Importance of Africa

  • Africa is a continent on the move, characterised by rapid economic growth, rising educational and health standards, increasing gender parity, and expanding infrastructure and connectivity.
  • In recent years, the African continent has been accorded top priority in Indian foreign and economic policy; there has been an unprecedented intensification of political engagemen.t
  • A resurging Africa and a rising India can give a strong impetus to South-South Cooperation, especially when it comes to addressing challenges in areas like clean technology, climate-resilient agriculture, maritime security, connectivity, and Blue economy.
  • On Economy side.
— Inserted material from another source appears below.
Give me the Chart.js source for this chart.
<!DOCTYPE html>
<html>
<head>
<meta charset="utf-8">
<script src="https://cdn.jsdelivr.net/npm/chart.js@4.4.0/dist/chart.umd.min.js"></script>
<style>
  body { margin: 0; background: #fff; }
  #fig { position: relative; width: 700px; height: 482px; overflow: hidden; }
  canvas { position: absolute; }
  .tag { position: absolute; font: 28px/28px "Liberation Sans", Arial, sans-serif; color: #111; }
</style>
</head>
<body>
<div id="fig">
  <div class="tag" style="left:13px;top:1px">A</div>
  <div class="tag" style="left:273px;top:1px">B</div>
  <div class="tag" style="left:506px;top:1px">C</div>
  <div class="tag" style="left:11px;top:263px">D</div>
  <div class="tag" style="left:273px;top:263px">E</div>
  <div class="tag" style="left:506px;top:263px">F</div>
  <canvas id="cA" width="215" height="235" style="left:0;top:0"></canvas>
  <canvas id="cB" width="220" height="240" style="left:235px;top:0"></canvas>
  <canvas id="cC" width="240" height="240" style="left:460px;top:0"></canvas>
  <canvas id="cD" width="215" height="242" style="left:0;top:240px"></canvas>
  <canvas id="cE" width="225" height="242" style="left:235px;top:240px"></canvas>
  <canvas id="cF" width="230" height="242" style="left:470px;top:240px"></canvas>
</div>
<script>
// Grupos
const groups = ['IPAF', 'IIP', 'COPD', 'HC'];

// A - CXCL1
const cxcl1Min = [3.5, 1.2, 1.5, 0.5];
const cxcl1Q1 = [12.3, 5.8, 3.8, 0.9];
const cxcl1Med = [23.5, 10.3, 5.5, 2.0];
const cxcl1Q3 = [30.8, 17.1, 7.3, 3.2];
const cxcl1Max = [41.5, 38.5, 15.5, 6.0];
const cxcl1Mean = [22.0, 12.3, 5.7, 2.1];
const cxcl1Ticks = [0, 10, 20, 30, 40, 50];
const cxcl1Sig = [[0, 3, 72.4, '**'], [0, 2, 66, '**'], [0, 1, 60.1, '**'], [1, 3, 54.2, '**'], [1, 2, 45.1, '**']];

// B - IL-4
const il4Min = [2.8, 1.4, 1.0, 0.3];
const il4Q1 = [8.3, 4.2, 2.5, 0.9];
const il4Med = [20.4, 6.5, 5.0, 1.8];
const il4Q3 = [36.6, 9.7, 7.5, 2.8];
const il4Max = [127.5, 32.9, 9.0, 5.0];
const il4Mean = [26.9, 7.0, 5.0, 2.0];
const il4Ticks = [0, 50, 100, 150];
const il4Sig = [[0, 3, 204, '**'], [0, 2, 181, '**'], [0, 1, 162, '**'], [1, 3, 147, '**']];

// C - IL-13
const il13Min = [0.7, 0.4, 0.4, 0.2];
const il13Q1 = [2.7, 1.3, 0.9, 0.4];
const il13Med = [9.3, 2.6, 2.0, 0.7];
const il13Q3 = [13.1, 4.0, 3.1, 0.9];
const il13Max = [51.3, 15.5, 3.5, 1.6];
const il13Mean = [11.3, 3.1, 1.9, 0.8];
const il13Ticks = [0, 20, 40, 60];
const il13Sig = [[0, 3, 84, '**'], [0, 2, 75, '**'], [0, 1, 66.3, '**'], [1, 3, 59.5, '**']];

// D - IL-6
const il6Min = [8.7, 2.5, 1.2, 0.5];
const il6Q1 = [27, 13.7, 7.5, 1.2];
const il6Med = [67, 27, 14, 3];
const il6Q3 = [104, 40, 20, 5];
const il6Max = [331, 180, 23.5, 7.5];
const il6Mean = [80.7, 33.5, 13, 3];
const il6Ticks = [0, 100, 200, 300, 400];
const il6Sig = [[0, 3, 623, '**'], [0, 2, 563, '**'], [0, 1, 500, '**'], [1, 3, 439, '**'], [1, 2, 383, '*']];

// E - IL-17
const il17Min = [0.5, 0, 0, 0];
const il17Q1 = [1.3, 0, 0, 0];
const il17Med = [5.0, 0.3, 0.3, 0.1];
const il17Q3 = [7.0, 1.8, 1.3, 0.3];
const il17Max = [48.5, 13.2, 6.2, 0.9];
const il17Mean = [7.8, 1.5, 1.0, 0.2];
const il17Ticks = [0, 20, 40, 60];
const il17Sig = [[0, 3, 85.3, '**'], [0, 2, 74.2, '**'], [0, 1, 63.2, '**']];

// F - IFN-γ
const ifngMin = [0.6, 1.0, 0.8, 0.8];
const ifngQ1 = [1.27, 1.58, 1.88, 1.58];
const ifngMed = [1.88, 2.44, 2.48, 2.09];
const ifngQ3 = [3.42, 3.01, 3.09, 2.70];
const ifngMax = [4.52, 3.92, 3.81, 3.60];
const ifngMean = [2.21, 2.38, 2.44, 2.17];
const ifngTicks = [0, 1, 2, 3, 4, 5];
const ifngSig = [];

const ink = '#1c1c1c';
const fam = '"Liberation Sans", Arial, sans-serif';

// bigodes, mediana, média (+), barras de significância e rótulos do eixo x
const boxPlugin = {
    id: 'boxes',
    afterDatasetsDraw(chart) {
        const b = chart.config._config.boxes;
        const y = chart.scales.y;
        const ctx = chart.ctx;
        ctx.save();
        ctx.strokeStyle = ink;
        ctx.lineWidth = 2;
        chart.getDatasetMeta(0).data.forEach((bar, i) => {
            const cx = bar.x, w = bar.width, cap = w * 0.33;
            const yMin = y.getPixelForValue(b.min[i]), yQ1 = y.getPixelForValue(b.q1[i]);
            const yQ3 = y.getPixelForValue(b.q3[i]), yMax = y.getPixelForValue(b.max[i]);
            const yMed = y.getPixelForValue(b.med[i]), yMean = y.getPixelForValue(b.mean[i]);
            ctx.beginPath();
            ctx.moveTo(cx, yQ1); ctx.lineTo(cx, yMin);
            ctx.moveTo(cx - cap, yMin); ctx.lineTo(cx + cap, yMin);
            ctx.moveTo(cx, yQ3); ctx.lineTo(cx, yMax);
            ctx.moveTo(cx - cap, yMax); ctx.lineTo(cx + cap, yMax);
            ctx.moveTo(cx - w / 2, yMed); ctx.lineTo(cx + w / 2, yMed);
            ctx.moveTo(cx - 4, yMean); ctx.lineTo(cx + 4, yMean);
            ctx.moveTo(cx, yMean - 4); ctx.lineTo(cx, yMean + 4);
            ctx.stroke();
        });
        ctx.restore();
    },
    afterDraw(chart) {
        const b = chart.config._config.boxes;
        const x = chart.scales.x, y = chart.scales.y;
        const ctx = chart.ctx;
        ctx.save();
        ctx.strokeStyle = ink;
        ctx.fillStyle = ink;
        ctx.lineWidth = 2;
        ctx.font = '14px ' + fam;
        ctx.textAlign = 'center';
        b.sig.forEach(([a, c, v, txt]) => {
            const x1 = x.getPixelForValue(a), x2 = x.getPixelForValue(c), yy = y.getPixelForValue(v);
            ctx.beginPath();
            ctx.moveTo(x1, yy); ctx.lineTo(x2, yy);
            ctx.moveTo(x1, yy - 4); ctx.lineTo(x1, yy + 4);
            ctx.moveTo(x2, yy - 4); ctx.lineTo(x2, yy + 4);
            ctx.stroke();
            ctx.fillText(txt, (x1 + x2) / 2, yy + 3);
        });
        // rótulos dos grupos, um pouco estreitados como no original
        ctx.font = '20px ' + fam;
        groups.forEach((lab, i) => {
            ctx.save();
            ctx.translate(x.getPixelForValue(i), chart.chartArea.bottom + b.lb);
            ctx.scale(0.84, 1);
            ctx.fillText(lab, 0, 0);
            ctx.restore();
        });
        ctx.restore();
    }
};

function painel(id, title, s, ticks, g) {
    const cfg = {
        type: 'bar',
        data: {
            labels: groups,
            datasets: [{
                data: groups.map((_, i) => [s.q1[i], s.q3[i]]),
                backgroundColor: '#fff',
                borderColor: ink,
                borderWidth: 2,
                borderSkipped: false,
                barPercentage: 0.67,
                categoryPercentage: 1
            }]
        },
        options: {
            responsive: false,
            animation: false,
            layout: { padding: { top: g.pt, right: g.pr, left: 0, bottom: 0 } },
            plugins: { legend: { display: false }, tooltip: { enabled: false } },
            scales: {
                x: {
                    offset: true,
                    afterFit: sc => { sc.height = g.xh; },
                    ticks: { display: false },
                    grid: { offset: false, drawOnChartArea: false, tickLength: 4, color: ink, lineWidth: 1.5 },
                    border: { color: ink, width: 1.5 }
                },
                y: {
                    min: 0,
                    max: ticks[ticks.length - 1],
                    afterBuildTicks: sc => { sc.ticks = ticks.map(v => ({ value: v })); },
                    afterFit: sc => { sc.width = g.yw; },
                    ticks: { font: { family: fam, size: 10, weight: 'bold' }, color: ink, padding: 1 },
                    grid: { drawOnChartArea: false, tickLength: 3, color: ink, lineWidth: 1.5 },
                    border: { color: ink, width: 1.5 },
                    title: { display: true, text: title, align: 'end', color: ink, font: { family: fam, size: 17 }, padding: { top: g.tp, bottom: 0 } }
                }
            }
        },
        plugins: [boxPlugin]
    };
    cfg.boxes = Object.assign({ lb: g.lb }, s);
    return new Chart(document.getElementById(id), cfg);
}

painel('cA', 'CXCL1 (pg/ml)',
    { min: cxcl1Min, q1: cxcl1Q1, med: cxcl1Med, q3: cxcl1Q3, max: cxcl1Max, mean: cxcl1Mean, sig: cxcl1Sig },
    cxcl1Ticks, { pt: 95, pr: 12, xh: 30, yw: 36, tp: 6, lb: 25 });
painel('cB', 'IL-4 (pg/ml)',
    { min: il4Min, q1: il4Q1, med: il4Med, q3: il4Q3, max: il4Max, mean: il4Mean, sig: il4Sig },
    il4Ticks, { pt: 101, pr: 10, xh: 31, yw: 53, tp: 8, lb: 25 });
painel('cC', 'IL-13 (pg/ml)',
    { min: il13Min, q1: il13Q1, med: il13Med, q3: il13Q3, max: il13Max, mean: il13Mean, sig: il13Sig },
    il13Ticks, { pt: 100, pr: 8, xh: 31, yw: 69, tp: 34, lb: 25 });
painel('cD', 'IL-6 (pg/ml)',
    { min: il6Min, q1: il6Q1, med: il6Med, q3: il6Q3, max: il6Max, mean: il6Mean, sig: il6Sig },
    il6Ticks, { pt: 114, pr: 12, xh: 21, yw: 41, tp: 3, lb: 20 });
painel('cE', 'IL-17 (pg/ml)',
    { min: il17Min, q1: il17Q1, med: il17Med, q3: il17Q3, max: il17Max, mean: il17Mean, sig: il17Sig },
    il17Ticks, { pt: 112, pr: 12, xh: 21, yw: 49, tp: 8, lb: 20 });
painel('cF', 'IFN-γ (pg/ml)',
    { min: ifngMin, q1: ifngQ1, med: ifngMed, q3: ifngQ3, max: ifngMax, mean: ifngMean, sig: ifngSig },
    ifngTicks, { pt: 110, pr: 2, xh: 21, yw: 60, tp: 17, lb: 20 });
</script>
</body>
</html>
African subcontinent provides a good market for Indian companies of different sectors whether it is automobile, IT or defence sector.
  • Trade between Africa and India has increased more than eight-fold from USD 7.2 billion in 2001 to USD 59.9 billion in 2017, accounting for over 8 percent of India's total trade.
  • To meet its energy security, India sources nearly 18% of its crude oil and also LNG requirement mostly from the West African region.
  • Primary commodities and natural resources account for around 75 percent of Africa's total exports to India.
  • In the perspective of geopolitics, having these 54 African nations as allies in the United Nations is favourable to India as these nations might support in passing any resolution.